Evan Phoenix: It’s actually working out great so far. By being spec/test oriented, new people have a place to start, either writing missing specs or making existing ones pass. Those become great intros into the whole system for them. They then begin to explore a bit more and commonly find more and more they’d love to help with. Because we have a lot of work to do in a lot of different places, people don’t have to worry about my priority list, since it’s usually involving things which others don’t need to be actively concerned with.

I really can’t say enough about the people who contribute. The one patch barrier has proved to work great because while we’ve now got over 60 committers, not once have I had to pull commit rights from someone. Sure, people mess up, but in every case, the person has corrected the behavior and/or code.

AkitaOnRails: One byproduct of this commit access approach of yours is the integration of rSpec into the Rubinius project so that you have a nice requirements tool and test suite. Do you practice Behavior Driven Development? Or this is covering just a small sub-set of the project?

Evan Phoenix: I’m largely a testing newbie, simply following the guidelines set by Brian Ford, the primary spec keeper of the project. It has proved to be a great tool for viewing how the project is progressing.

AkitaOnRails: As many other Ruby projects, Rubinius is also managed over GIT. There’s been a lot of fuzz around Git and Ruby these days. Do you think there is a new trend here? Why did you decide to go with GIT?

Evan Phoenix: Yeah, I think that GIT is picking up as a trend, because of the features it offers over subversion mainly.

The big reason we decided was it’s feature set. One big feature I love is local branches, allowing a person to manage a number of outstanding changes without trampling on each other.

We haven’t yet, but we plan to exercise the great merge / public branch capabilities.

AkitaOnRails: We heard from Ezra’s recent interviews about your new experiment on multi-VM. That would be a blessing for deployment without we having to deal with several processes in a mongrel cluster.

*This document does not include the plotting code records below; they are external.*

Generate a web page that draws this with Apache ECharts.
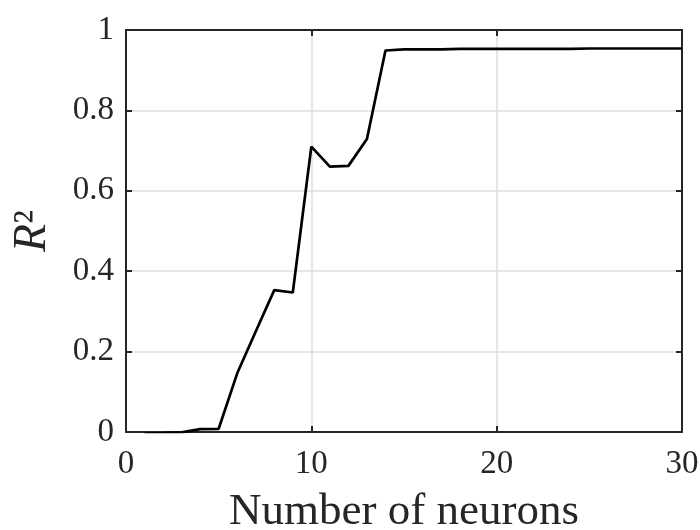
<!DOCTYPE html>
<html>
<head>
<meta charset="utf-8">
<script src="https://cdn.jsdelivr.net/npm/echarts@6/dist/echarts.min.js"></script>
<style>
  html, body { margin: 0; padding: 0; background: #fff; }
  #chart { width: 700px; height: 530px; }
</style>
</head>
<body>
<div id="chart"></div>
<script>
// number of neurons (x) and R^2 (y)
var neurons = [1, 2, 3, 4, 5, 6, 7, 8, 9, 10, 11, 12, 13, 14, 15,
               16, 17, 18, 19, 20, 21, 22, 23, 24, 25, 26, 27, 28, 29, 30];
var r2 = [-0.004, -0.003, -0.001, 0.007, 0.008, 0.146, 0.25, 0.353, 0.347, 0.71,
          0.66, 0.662, 0.729, 0.949, 0.952, 0.952, 0.952, 0.953, 0.953, 0.953,
          0.953, 0.953, 0.953, 0.953, 0.954, 0.954, 0.954, 0.954, 0.954, 0.954];
var xTicks = [0, 10, 20, 30];
var yTicks = [0, 0.2, 0.4, 0.6, 0.8, 1];

var font = 'Liberation Serif';
var dark = '#262626';

var points = neurons.map(function (n, i) { return [n, r2[i]]; });

var boxAxis = function (extra) {
    var base = {
        type: 'value',
        axisLine: { show: true, onZero: false, lineStyle: { color: dark, width: 2 } },
        axisTick: { show: true, inside: true, length: 6, lineStyle: { color: dark, width: 2 } },
        axisLabel: { show: false },
        splitLine: { show: false }
    };
    for (var k in extra) base[k] = extra[k];
    return base;
};

var option = {
    animation: false,
    grid: { left: 126, right: 18, top: 30, bottom: 98, containLabel: false, outerBoundsMode: 'none' },
    xAxis: [
        boxAxis({
            position: 'bottom',
            min: xTicks[0], max: xTicks[xTicks.length - 1], interval: 10,
            splitLine: { show: true, lineStyle: { color: '#dedede', width: 1.5 } },
            axisLabel: { show: true, fontFamily: font, fontSize: 33, color: dark, margin: 16 },
            name: 'Number of neurons',
            nameLocation: 'middle',
            nameGap: 58,
            nameTextStyle: { fontFamily: font, fontSize: 45, color: dark }
        }),
        boxAxis({ position: 'top', min: 0, max: 30, interval: 10 })
    ],
    yAxis: [
        boxAxis({
            position: 'left',
            min: yTicks[0], max: yTicks[yTicks.length - 1], interval: 0.2,
            splitLine: { show: true, lineStyle: { color: '#dedede', width: 1.5 } },
            axisLabel: { show: true, fontFamily: font, fontSize: 33, color: dark, margin: 12 },
            name: '{r|R}{s|²}',
            nameLocation: 'middle',
            nameGap: 70,
            nameRotate: 90,
            nameTextStyle: {
                color: dark,
                rich: {
                    r: { fontFamily: font, fontStyle: 'italic', fontSize: 46, color: dark },
                    s: { fontFamily: font, fontSize: 46, color: dark }
                }
            }
        }),
        boxAxis({ position: 'right', min: 0, max: 1, interval: 0.2 })
    ],
    series: [{
        type: 'line',
        xAxisIndex: 0,
        yAxisIndex: 0,
        data: points,
        showSymbol: false,
        lineStyle: { color: '#000', width: 2.7 },
        z: 5
    }]
};

var chart = echarts.init(document.getElementById('chart'));
chart.setOption(option);
</script>
</body>
</html>
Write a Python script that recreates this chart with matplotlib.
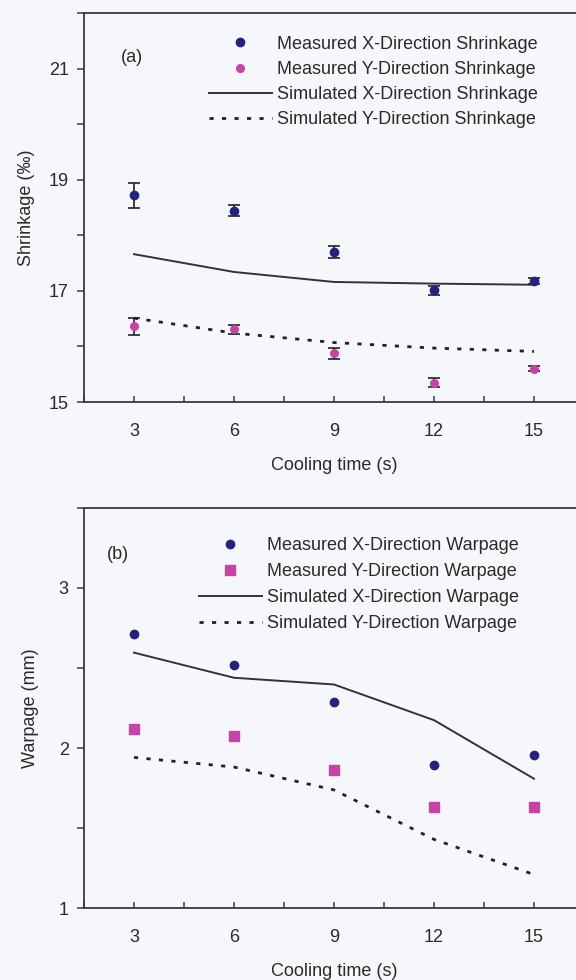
import numpy as np
import matplotlib
matplotlib.use('Agg')
import matplotlib.pyplot as plt
from matplotlib.ticker import MultipleLocator
from matplotlib.lines import Line2D

plt.rcParams['font.family'] = ['Liberation Sans', 'DejaVu Sans']

# Cooling times (s)
cooling_time = [3, 6, 9, 12, 15]

# Panel (a): shrinkage (per mille)
meas_x_shrink = [18.72, 18.44, 17.70, 17.01, 17.18]
meas_x_shrink_err = [0.22, 0.10, 0.10, 0.08, 0.05]
meas_y_shrink = [16.36, 16.31, 15.88, 15.35, 15.60]
meas_y_shrink_err = [0.15, 0.08, 0.10, 0.08, 0.04]
sim_x_shrink = [17.66, 17.34, 17.16, 17.13, 17.11]
sim_y_shrink = [16.51, 16.24, 16.07, 15.97, 15.91]

# Panel (b): warpage (mm)
meas_x_warp = [2.715, 2.517, 2.287, 1.892, 1.958]
meas_y_warp = [2.119, 2.077, 1.864, 1.634, 1.634]
sim_x_warp = [2.596, 2.439, 2.397, 2.174, 1.808]
sim_y_warp = [1.941, 1.881, 1.738, 1.429, 1.209]

navy = '#23237d'
magenta = '#c843a8'
bg = '#f6f7fa'
spine_col = '#3a3a3a'
txt_col = '#2a2a2a'
dot_style = (0, (1.5, 3))

fig = plt.figure(figsize=(5.76, 9.8), dpi=100, facecolor=bg)

# axes positions in figure fractions (left, bottom, width, height)
ax_a = fig.add_axes([84/576, 1 - 402/980, 500/576, 389/980])
ax_b = fig.add_axes([84/576, 1 - 908/980, 500/576, 400/980])


def style_axes(ax):
    ax.set_facecolor(bg)
    for s in ax.spines.values():
        s.set_color(spine_col)
        s.set_linewidth(1.3)
    ax.set_xlim(1.5, 16.5)
    ax.xaxis.set_major_locator(MultipleLocator(3))
    ax.xaxis.set_minor_locator(MultipleLocator(1.5))
    ax.tick_params(axis='x', which='both', direction='in', length=4,
                   width=1.1, color=spine_col, labelsize=13, pad=15)
    ax.tick_params(axis='y', which='both', direction='out', length=5,
                   width=1.1, color=spine_col, labelsize=13, pad=6)
    ax.tick_params(axis='both', labelcolor=txt_col)
    ax.set_xlabel('Cooling time (s)', fontsize=13, color=txt_col, labelpad=12)


def add_legend(ax, handles, anchor, spacing):
    leg = ax.legend(handles=handles, loc='upper left', bbox_to_anchor=anchor,
                    frameon=False, fontsize=13, handlelength=3.5,
                    handletextpad=0.3, labelspacing=spacing, borderaxespad=0)
    for t in leg.get_texts():
        t.set_color(txt_col)


# ---- Panel (a)
ax = ax_a
style_axes(ax)
ax.errorbar(cooling_time, meas_x_shrink, yerr=meas_x_shrink_err, fmt='o',
            color=navy, ms=6, ecolor='#222222', elinewidth=1.2, capsize=4,
            capthick=1.2, zorder=3)
ax.errorbar(cooling_time, meas_y_shrink, yerr=meas_y_shrink_err, fmt='o',
            color=magenta, ms=5.5, ecolor='#222222', elinewidth=1.2, capsize=4,
            capthick=1.2, zorder=3)
ax.plot(cooling_time, sim_x_shrink, '-', color='#333333', lw=1.4)
ax.plot(cooling_time, sim_y_shrink, linestyle=dot_style, color='#222222', lw=2.0)
ax.set_ylim(15, 22)
ax.set_yticks([15, 17, 19, 21])
ax.yaxis.set_minor_locator(MultipleLocator(1))
ax.set_ylabel('Shrinkage (‰)', fontsize=13, color=txt_col, labelpad=10)
ax.text(2.6, 21.2, '(a)', fontsize=13, color=txt_col, va='center')
handles_a = [
    Line2D([], [], marker='o', ls='none', color=navy, ms=6,
           label='Measured X-Direction Shrinkage'),
    Line2D([], [], marker='o', ls='none', color=magenta, ms=5.5,
           label='Measured Y-Direction Shrinkage'),
    Line2D([], [], ls='-', color='#333333', lw=1.4,
           label='Simulated X-Direction Shrinkage'),
    Line2D([], [], ls=dot_style, color='#222222', lw=2.0,
           label='Simulated Y-Direction Shrinkage'),
]
add_legend(ax, handles_a, (0.235, 0.96), 0.45)

# ---- Panel (b)
ax = ax_b
style_axes(ax)
ax.plot(cooling_time, meas_x_warp, 'o', color=navy, ms=6, zorder=3)
ax.plot(cooling_time, meas_y_warp, 's', color=magenta, ms=6.5, zorder=3)
ax.plot(cooling_time, sim_x_warp, '-', color='#333333', lw=1.4)
ax.plot(cooling_time, sim_y_warp, linestyle=dot_style, color='#222222', lw=2.0)
ax.set_ylim(1, 3.5)
ax.set_yticks([1, 2, 3])
ax.yaxis.set_minor_locator(MultipleLocator(0.5))
ax.set_ylabel('Warpage (mm)', fontsize=13, color=txt_col, labelpad=14)
ax.text(2.2, 3.21, '(b)', fontsize=13, color=txt_col, va='center')
handles_b = [
    Line2D([], [], marker='o', ls='none', color=navy, ms=6,
           label='Measured X-Direction Warpage'),
    Line2D([], [], marker='s', ls='none', color=magenta, ms=6.5,
           label='Measured Y-Direction Warpage'),
    Line2D([], [], ls='-', color='#333333', lw=1.4,
           label='Simulated X-Direction Warpage'),
    Line2D([], [], ls=dot_style, color='#222222', lw=2.0,
           label='Simulated Y-Direction Warpage'),
]
add_legend(ax, handles_b, (0.215, 0.945), 0.5)

fig.savefig('out.png', dpi=100, facecolor=bg)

Can you describe this feature and pin point its advantages?

Evan Phoenix: It’s pretty experimental currently, but it will only get more stable over time. The idea is that you can spin up a whole new VM in the current process. This new VM is completely separate from other VMs, living in it’s own native thread and having it’s own garbage collector, etc.

There is a mechanism for VMs to communicate with each other though, and this allows them to coordinate work. This would mean that a primary thread could accept new connections, then pass them off to a new VM to actually process. This allows you to process connections in actual parallel, in addition, because the VMs are completely separated, this even works for non-thread safe applications like Rails.

AkitaOnRails: Ezra also mentioned about a possible mod_rubinius in the making. How is it going? This definitely makes the Rubinius stack even stronger. Together with Merb, Rubinius plus multi-VM capabilities plus mod_rubinius would be a killer deployment package.

Evan Phoenix: Yes, a mod_rubinius project is just beginning. The multi-VM code and mod_rubinius overlap a bunch, so you’ll be able to have VM pools for sites, all managed through apache. We’re hoping that mod_rubinius can really simplify the Rails/Ruby deployment picture. It will operate similarly to mod_python, allowing a VM to remain running between requests, and likely even run background tasks.

AkitaOnRails: How long do you guess we are from a fully MRI-1.8 compatible release?

Evan Phoenix: We still don’t have a firm date, mainly because what fully complaint MRI-1.8 is is still unknown. We are still adding specs, working to properly define 1.8. That being said, we’re really hitting a stride and progress is advancing rapidly. We’re very close to properly running Rubygems. Ezra recently was able to run Merb on top of Rubinius, running under webrick.

I’m going to be doing a 0.9 release this week, because we’ve made so much progress since 0.8. My big hope is that by RailsConf in May, we’ll be running Rails. But don’t hold me to that. This is open source after all. :)

AkitaOnRails: Thanks, I think this is it.

Evan Phoenix: Thanks for your patience!